● WHAT THE TASK ASKS
Please transcribe the listing below in full and word for word, without its pictures.

● GIVEN INFORMATION
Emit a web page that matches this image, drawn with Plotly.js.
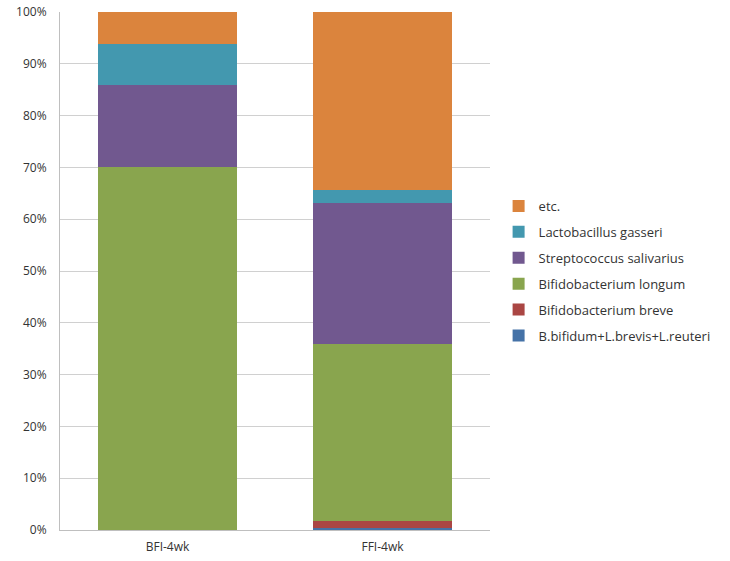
<!DOCTYPE html>
<html><head><meta charset="utf-8">
<script src="https://cdn.plot.ly/plotly-3.0.1.min.js"></script>
<style>body{margin:0;background:#fff}#c{width:730px;height:561px}</style>
</head><body><div id="c"></div>
<script>
const categories = ["BFI-4wk", "FFI-4wk"];
const seriesNames = ["B.bifidum+L.brevis+L.reuteri", "Bifidobacterium breve", "Bifidobacterium longum", "Streptococcus salivarius", "Lactobacillus gasseri", "etc."];
const bifidumBrevisReuteri = [0, 0.4];
const bifidobacteriumBreve = [0, 1.3];
const bifidobacteriumLongum = [70.1, 34.2];
const streptococcusSalivarius = [15.8, 27.3];
const lactobacillusGasseri = [8.0, 2.4];
const etc = [6.1, 34.4];
const colors = ["#4572A7", "#AA4643", "#89A54E", "#71588F", "#4398AF", "#DB843D"];
const yTickVals = [0,10,20,30,40,50,60,70,80,90,100];
const yTickText = yTickVals.map(v => v + "%");

const values = [bifidumBrevisReuteri, bifidobacteriumBreve, bifidobacteriumLongum, streptococcusSalivarius, lactobacillusGasseri, etc];
const traces = values.map((v, i) => ({
  type: "bar", x: categories, y: v, name: seriesNames[i],
  marker: {color: colors[i], line: {width: 0}},
  legendgroup: "g" + i, legendrank: 100 - i, hoverinfo: "none"
}));

const layout = {
  width: 730, height: 561,
  margin: {l: 60, r: 240, t: 12, b: 31},
  barmode: "stack", bargap: 0.35,
  paper_bgcolor: "#fff", plot_bgcolor: "#fff",
  font: {family: "Open Sans, Liberation Sans, sans-serif", color: "#333", size: 12},
  xaxis: {showgrid: false, showline: true, linecolor: "#BFBFBF", linewidth: 1,
    ticks: "outside", ticklen: 6, tickcolor: "rgba(0,0,0,0)", tickfont: {size: 12, color: "#333"}},
  yaxis: {range: [0, 100], tickvals: yTickVals, ticktext: yTickText, showgrid: true,
    gridcolor: "#D0D0D0", gridwidth: 1, showline: true, linecolor: "#BFBFBF", linewidth: 1,
    zeroline: false, ticks: "outside", ticklen: 10, tickcolor: "rgba(0,0,0,0)",
    tickfont: {size: 12, color: "#333"}},
  showlegend: true,
  legend: {x: 1.02, y: 0.5, xanchor: "left", yanchor: "middle", traceorder: "grouped",
    tracegroupgap: 6, font: {size: 13, color: "#333"}, itemwidth: 30}
};
Plotly.newPlot("c", traces, layout, {displayModeBar: false, staticPlot: true});
</script></body></html>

● EXERCISE OUTPUT
Emit a web page that matches this image, drawn with Plotly.js.
<!DOCTYPE html>
<html><head><meta charset="utf-8">
<script src="https://cdn.plot.ly/plotly-3.0.1.min.js"></script>
<style>body{margin:0;background:#fff}#c{width:730px;height:561px}</style>
</head><body><div id="c"></div>
<script>
const categories = ["BFI-4wk", "FFI-4wk"];
const seriesNames = ["B.bifidum+L.brevis+L.reuteri", "Bifidobacterium breve", "Bifidobacterium longum", "Streptococcus salivarius", "Lactobacillus gasseri", "etc."];
const bifidumBrevisReuteri = [0, 0.4];
const bifidobacteriumBreve = [0, 1.3];
const bifidobacteriumLongum = [70.1, 34.2];
const streptococcusSalivarius = [15.8, 27.3];
const lactobacillusGasseri = [8.0, 2.4];
const etc = [6.1, 34.4];
const colors = ["#4572A7", "#AA4643", "#89A54E", "#71588F", "#4398AF", "#DB843D"];
const yTickVals = [0,10,20,30,40,50,60,70,80,90,100];
const yTickText = yTickVals.map(v => v + "%");

const values = [bifidumBrevisReuteri, bifidobacteriumBreve, bifidobacteriumLongum, streptococcusSalivarius, lactobacillusGasseri, etc];
const traces = values.map((v, i) => ({
  type: "bar", x: categories, y: v, name: seriesNames[i],
  marker: {color: colors[i], line: {width: 0}},
  legendgroup: "g" + i, legendrank: 100 - i, hoverinfo: "none"
}));

const layout = {
  width: 730, height: 561,
  margin: {l: 60, r: 240, t: 12, b: 31},
  barmode: "stack", bargap: 0.35,
  paper_bgcolor: "#fff", plot_bgcolor: "#fff",
  font: {family: "Open Sans, Liberation Sans, sans-serif", color: "#333", size: 12},
  xaxis: {showgrid: false, showline: true, linecolor: "#BFBFBF", linewidth: 1,
    ticks: "outside", ticklen: 6, tickcolor: "rgba(0,0,0,0)", tickfont: {size: 12, color: "#333"}},
  yaxis: {range: [0, 100], tickvals: yTickVals, ticktext: yTickText, showgrid: true,
    gridcolor: "#D0D0D0", gridwidth: 1, showline: true, linecolor: "#BFBFBF", linewidth: 1,
    zeroline: false, ticks: "outside", ticklen: 10, tickcolor: "rgba(0,0,0,0)",
    tickfont: {size: 12, color: "#333"}},
  showlegend: true,
  legend: {x: 1.02, y: 0.5, xanchor: "left", yanchor: "middle", traceorder: "grouped",
    tracegroupgap: 6, font: {size: 13, color: "#333"}, itemwidth: 30}
};
Plotly.newPlot("c", traces, layout, {displayModeBar: false, staticPlot: true});
</script></body></html>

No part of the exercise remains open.